Long-amplicons and Taq
(by cathalgarvey from gmail.com)
Wed Jul 6 07:26:55 EST 2011
(Crossposting from Google+)
I have a plasmid that's, say, 3.7kb long, and I need to amplify it with taq
polymerase (because that's what I have, and I'm too poor to afford better
right now). It's the length that's the main problem, although challenges
relating to the specifics of how to amplify it are also troubling me.
Specifically, I need to amplify a ~3.6kb plasmid *from another cloning
vector* as a linear molecule such that either amplicon end is complementary*
to the other, because this will enhance B.subtilis' ability to take up the
DNA and recombine it into a ring-shaped plasmid once more..or at least
enhance the plasmid's likelihood of copying itself successfully into a
ring-shaped plasmid by rolling-circle-replication before it is lost.
Taq seldom amplifies longer than 2kb, but there are voodoo ways to make it
do so. Among these voodoo methods are alternate buffers (apparently removing
potassium salt can improve matters?), different cycling conditions, and
different setup of the reaction.
I gather one of the big limiting factors is mismatches; taq extends
piecemeal, and if it detaches at a mismatch then there's no 3' end bound to
the template for the next enzyme to bind.
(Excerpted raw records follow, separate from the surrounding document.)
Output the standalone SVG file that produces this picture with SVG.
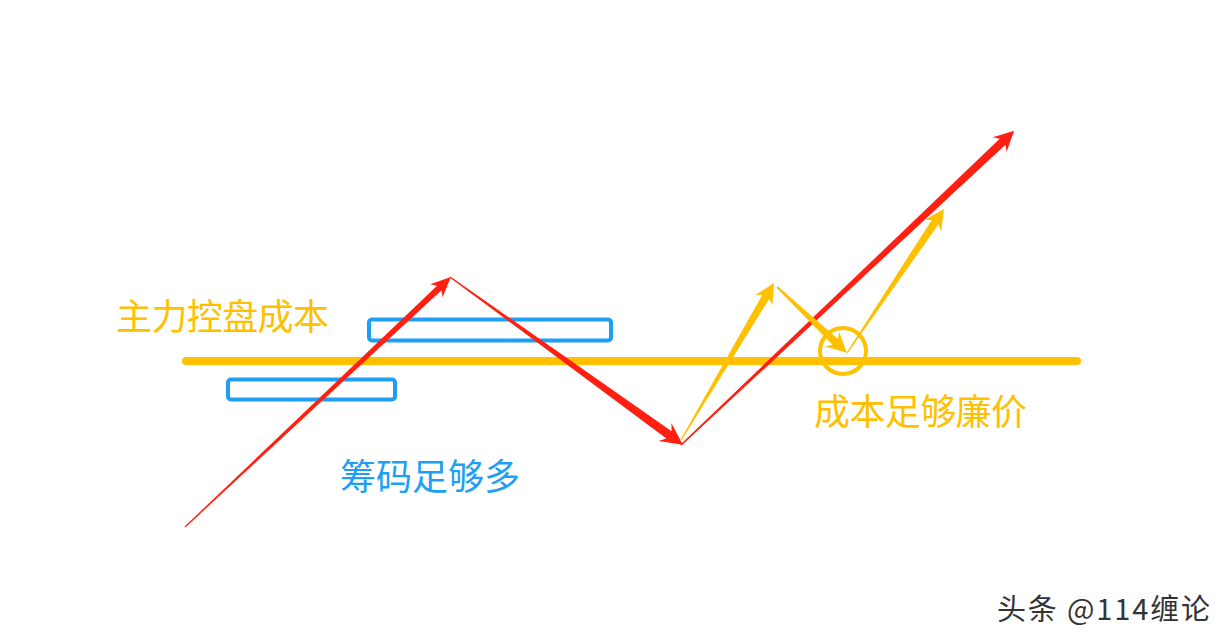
<svg xmlns="http://www.w3.org/2000/svg" width="1230" height="642" viewBox="0 0 1230 642">
<style>
.red{fill:#FF2012}
.org{fill:#FFC000}
.box{fill:none;stroke:#1E9FF5;stroke-width:4}
.cjk{font-family:"Noto Sans CJK SC","Noto Sans",sans-serif;font-size:36px}
</style>
<rect width="1230" height="642" fill="#fff"/>
<g id="cost-line"><line x1="186" y1="361" x2="1077" y2="361" stroke="#FFC000" stroke-width="8" stroke-linecap="round"/></g>
<g id="box-low"><rect class="box" x="228" y="379.5" width="167" height="20" rx="3"/></g>
<g id="box-high"><rect class="box" x="369" y="319.5" width="242" height="21" rx="3"/></g>
<g id="circle"><circle cx="843" cy="351" r="23" fill="none" stroke="#FFC000" stroke-width="4"/></g>
<g id="connectors">
<path class="red" transform="translate(185,527) rotate(-43.23)" d="M0,-0.6 L349,-3.2 L345,-9 L365,0 L345,9 L349,3.2 L0,0.6Z"/>
<path class="red" transform="translate(450,277) rotate(35.79)" d="M0,-0.6 L270,-4.5 L265,-11 L287,0 L265,11 L270,4.5 L0,0.6Z"/>
<path class="red" transform="translate(681,445) rotate(-43.32)" d="M0,-0.8 L442,-4.2 L438,-10 L458,0 L438,10 L442,4.2 L0,0.8Z"/>
<path class="org" transform="translate(681,440) rotate(-59.36)" d="M0,-0.6 L166.5,-4 L162.5,-10 L182.5,0 L162.5,10 L166.5,4 L0,0.6Z"/>
<path class="org" transform="translate(777,287) rotate(43.31)" d="M0,-1 L80,-4 L76,-10 L96,0 L76,10 L80,4 L0,1Z"/>
<path class="org" transform="translate(847,353) rotate(-56.03)" d="M0,-0.6 L157.6,-4 L153.6,-10 L173.6,0 L153.6,10 L157.6,4 L0,0.6Z"/>
</g>
<g id="label-cost"><text class="cjk" x="116" y="330" fill="#FFC000" textLength="213">主力控盘成本</text></g>
<g id="label-chips"><text class="cjk" x="340" y="490" fill="#1E9FF5" textLength="180">筹码足够多</text></g>
<g id="label-cheap"><text class="cjk" x="814" y="425" fill="#FFC000" textLength="213">成本足够廉价</text></g>
<g id="watermark"><text x="997" y="620" font-family="Noto Sans CJK SC,sans-serif" font-size="29" fill="#333" textLength="213">头条 @114缠论</text></g>
</svg>
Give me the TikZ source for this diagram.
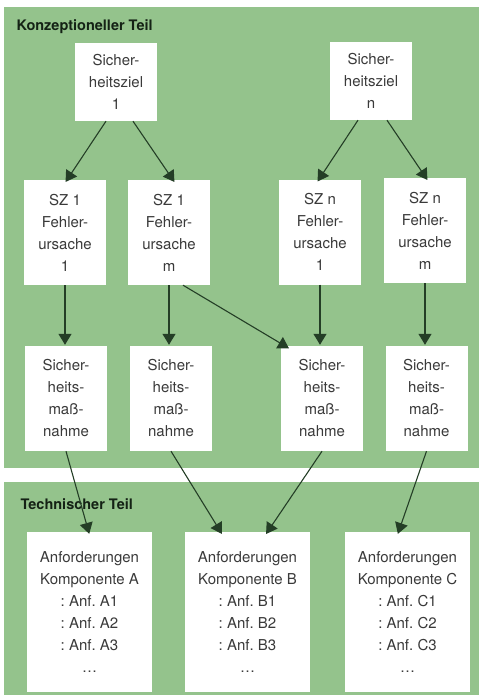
\documentclass[tikz,border=0pt]{standalone}
\usepackage{fontspec}
\setsansfont{TeX Gyre Heros}
\usetikzlibrary{arrows.meta}
\definecolor{feldgruen}{RGB}{148,195,140}
\definecolor{pfeilgruen}{RGB}{36,62,38}
\definecolor{textgrau}{RGB}{58,58,58}

\begin{document}
\begin{tikzpicture}[x=1pt, y=-1pt,
    kasten/.style={fill=white, text=textgrau, align=center, inner sep=0pt, minimum width=82pt, font=\sffamily\frenchspacing\fontsize{15}{22}\selectfont},
    klein/.style={kasten, minimum height=78pt},
    mittel/.style={kasten, minimum height=105pt},
    gross/.style={kasten, minimum width=125pt, minimum height=160pt},
    teil/.style={anchor=base west, text=pfeilgruen!55!black, font=\sffamily\bfseries\fontsize{14.5}{17}\selectfont},
    pfeil/.style={draw=pfeilgruen, line width=1.1pt, -{Triangle[length=11pt,width=13pt]}, shorten >=1pt}]

    \useasboundingbox (0,0) rectangle (483,695);
    \fill [feldgruen] (4,7) rectangle (479,468);
    \fill [feldgruen] (4,482) rectangle (479,695);

    \node [teil] (konz) at (13,31) {Konzeptioneller Teil};
    \node [teil] (tech) at (17,509) {Technischer Teil};

    \node [klein] (s1) at (116,82) {Sicher-\\heitsziel\\1};
    \node [klein] (sn) at (371,81) {Sicher-\\heitsziel\\n};

    \node [mittel] (f11) at (65,232.5) {SZ 1\\Fehler-\\ursache\\1};
    \node [mittel] (f1m) at (169,232.5) {SZ 1\\Fehler-\\ursache\\m};
    \node [mittel] (fn1) at (320,232) {SZ n\\Fehler-\\ursache\\1};
    \node [mittel] (fnm) at (425,230.5) {SZ n\\Fehler-\\ursache\\m};

    \node [mittel] (m1) at (66,398.5) {Sicher-\\heits-\\maß-\\nahme};
    \node [mittel] (m2) at (171,398.5) {Sicher-\\heits-\\maß-\\nahme};
    \node [mittel] (m3) at (322,398.5) {Sicher-\\heits-\\maß-\\nahme};
    \node [mittel] (m4) at (426.5,398.5) {Sicher-\\heits-\\maß-\\nahme};

    \node [gross] (kA) at (89.5,612) {Anforderungen\\Komponente A\\: Anf. A1\\: Anf. A2\\: Anf. A3\\\dots};
    \node [gross] (kB) at (247.5,612) {Anforderungen\\Komponente B\\: Anf. B1\\: Anf. B2\\: Anf. B3\\\dots};
    \node [gross] (kC) at (407.5,612) {Anforderungen\\Komponente C\\: Anf. C1\\: Anf. C2\\: Anf. C3\\\dots};

    % Sicherheitsziele -> Fehlerursachen
    \draw [pfeil] ([xshift=-10]s1.south) -- ([yshift=-3]f11.north);
    \draw [pfeil] ([xshift=17]s1.south) -- ([xshift=6,yshift=-3]f1m.north);
    \draw [pfeil] ([xshift=-13]sn.south) -- ([xshift=-3,yshift=-3]fn1.north);
    \draw [pfeil] ([xshift=16]sn.south) -- ([xshift=3,yshift=-3]fnm.north);

    % Fehlerursachen -> Massnahmen
    \draw [pfeil] (f11.south) -- (f11.south |- m1.north);
    \draw [pfeil] (f1m.south) -- (f1m.south |- m2.north);
    \draw [pfeil] ([xshift=14]f1m.south) -- ([xshift=9,yshift=-3]m3.north west);
    \draw [pfeil] (fn1.south) -- (fn1.south |- m3.north);
    \draw [pfeil] (fnm.south) -- (fnm.south |- m4.north);

    % Massnahmen -> Komponenten
    \draw [pfeil] (m1.south) -- ([yshift=-3]kA.north);
    \draw [pfeil] (m2.south) -- ([xshift=-25,yshift=-3]kB.north);
    \draw [pfeil] (m3.south) -- ([xshift=18,yshift=-3]kB.north);
    \draw [pfeil] (m4.south) -- ([xshift=-10,yshift=-3]kC.north);
\end{tikzpicture}
\end{document}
So any method that enhances enzyme
fidelity should also enhance extension length.
Does anyone out there have tips on how to reliably achieve up to 4kb
amplification with bog-standard taq? I have a limited ability to make my own
buffers, and I can play with Magnesium and NTP concentrations easily enough.
*Anyone with information on how much complementarity is enough to induce
recombination in B.subtilis in this case? DNA is generally minced into
single-stranded DNA on uptake, and either end may suffer "nibbling" by
nucleases before circularising stably, so I'm imagining primers with a
10-15bp 5' "tag" complementary to the other end of the sequence.